On Monday, Wyndham came out to address Choice’s latest attempt to bring Wyndham shareholders to its side. “Choice has, once again, failed to address the major value gap and risks of their offer, which remains virtually unchanged from the terms outlined in their previous unsolicited proposal,” said Stephen Holmes, Wyndham’s chairman of the board. “The core issues we have articulated remain the same: a likely prolonged regulatory review period of up to 24 months with an uncertain outcome; the pure inadequacy of the offer from a valuation standpoint, including the significant equity component of Choice stock; and the lack of consideration for Wyndham’s superior, standalone growth prospects.”

An unsolicited bid that progress into a hostile bid rarely results in a deal being closed. Choice Hotels’ own financial advisor, Moelis & Company, raised the point during a recent conference focused on mergers & acquisitions and hosted by the Practising Law Institute. During one panel, Anton Sahazizian, global head of M&A for Moelis, presented a slide titled: “Hostile Tender Offers Typically Avoided by Acquirers.” It showed that since 2019 there have been 98 unsolicited offers made with an enterprise value above $1 billion. Of those, 10 became hostile, meaning the target rejected the bid. Subsequently, of those 10, four went to a hostile tender offer and none of those closed.

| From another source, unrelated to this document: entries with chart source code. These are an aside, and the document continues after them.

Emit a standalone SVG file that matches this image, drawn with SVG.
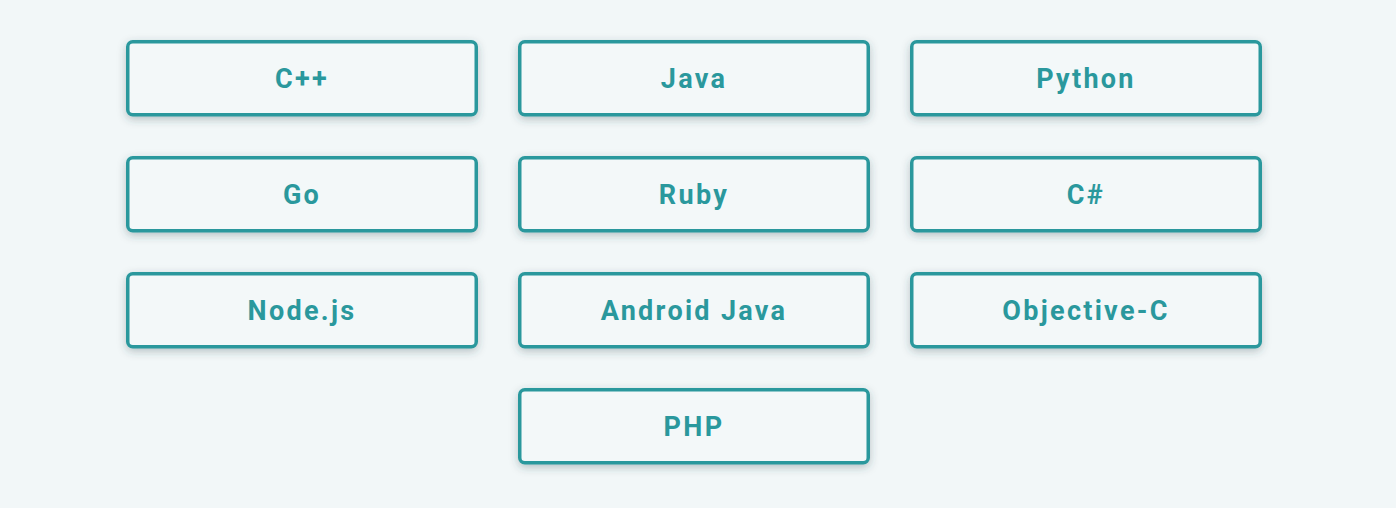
<svg xmlns="http://www.w3.org/2000/svg" width="1396" height="508" viewBox="0 0 1396 508">
<defs>
<filter id="sh" x="-10%" y="-30%" width="120%" height="170%">
<feDropShadow dx="0" dy="3" stdDeviation="4" flood-color="#2a4a50" flood-opacity="0.3"/>
</filter>
<style>
.box{fill:#f3f8f9;stroke:#2a989d;stroke-width:3.5;filter:url(#sh)}
.lbl{font-family:Roboto,"Liberation Sans",sans-serif;font-weight:700;font-size:27px;letter-spacing:2.3px;fill:#2a989d;text-anchor:middle}
</style>
</defs>
<rect width="1396" height="508" fill="#f2f7f8"/>
<g id="connectors"></g>
<g id="n-cpp"><rect class="box" x="127.75" y="41.75" width="348.5" height="73" rx="5"/><text class="lbl" x="302" y="87.5">C++</text></g>
<g id="n-java"><rect class="box" x="519.75" y="41.75" width="348.5" height="73" rx="5"/><text class="lbl" x="694" y="87.5">Java</text></g>
<g id="n-python"><rect class="box" x="911.75" y="41.75" width="348.5" height="73" rx="5"/><text class="lbl" x="1086" y="87.5">Python</text></g>
<g id="n-go"><rect class="box" x="127.75" y="157.75" width="348.5" height="73" rx="5"/><text class="lbl" x="302" y="203.5">Go</text></g>
<g id="n-ruby"><rect class="box" x="519.75" y="157.75" width="348.5" height="73" rx="5"/><text class="lbl" x="694" y="203.5">Ruby</text></g>
<g id="n-csharp"><rect class="box" x="911.75" y="157.75" width="348.5" height="73" rx="5"/><text class="lbl" x="1086" y="203.5">C#</text></g>
<g id="n-node"><rect class="box" x="127.75" y="273.75" width="348.5" height="73" rx="5"/><text class="lbl" x="302" y="319.5">Node.js</text></g>
<g id="n-android"><rect class="box" x="519.75" y="273.75" width="348.5" height="73" rx="5"/><text class="lbl" x="694" y="319.5">Android Java</text></g>
<g id="n-objc"><rect class="box" x="911.75" y="273.75" width="348.5" height="73" rx="5"/><text class="lbl" x="1086" y="319.5">Objective-C</text></g>
<g id="n-php"><rect class="box" x="519.75" y="389.75" width="348.5" height="73" rx="5"/><text class="lbl" x="694" y="435.5">PHP</text></g>
</svg>
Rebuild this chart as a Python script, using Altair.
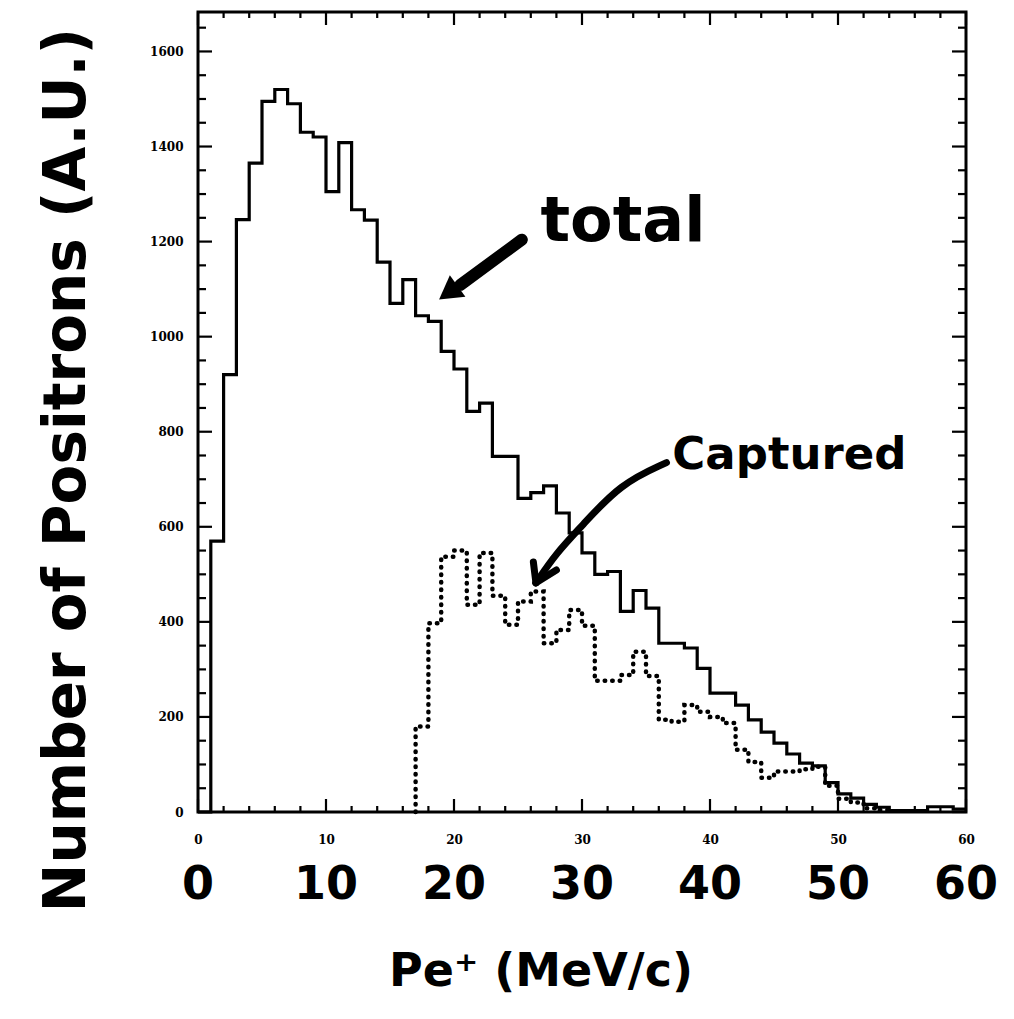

Holmes continued, “Our Board has made itself consistently clear on these risks, but Choice continues to ignore what is in the best interests of Wyndham shareholders by repeatedly proposing illusory and unrealistic offers while making inconsistent and misleading public statements. We are confident Wyndham can deliver long-term shareholder value well in excess of the $85 per share offered by Choice by continuing to execute on our existing business plan. The Board is steadfast in our recommendation that shareholders not tender their shares into this offer, and we remain fully committed to acting in the best interests of all Wyndham shareholders.”

Wyndham also unveiled a presentation at StayWyndham.com, detailing what it calls the “unprecedented antitrust risks this offer presents.”

The Wyndham board’s rejection of the bid continues on the same grounds it originally elucidated; namely: an uncertain, prolonged regulatory timeline, standalone growth prospects for Wyndham and overall low-ball price.

It’s worth noting that the CEO of AAHOA, which represents some 66% of Wyndham and Choice franchisees, is against the deal. “The merger of the two brands would reduce competition, especially in the economy, limited-service segment, and really to the detriment of the franchisee hotel owners,” said Laura Lee Blake, CEO of AAHOA.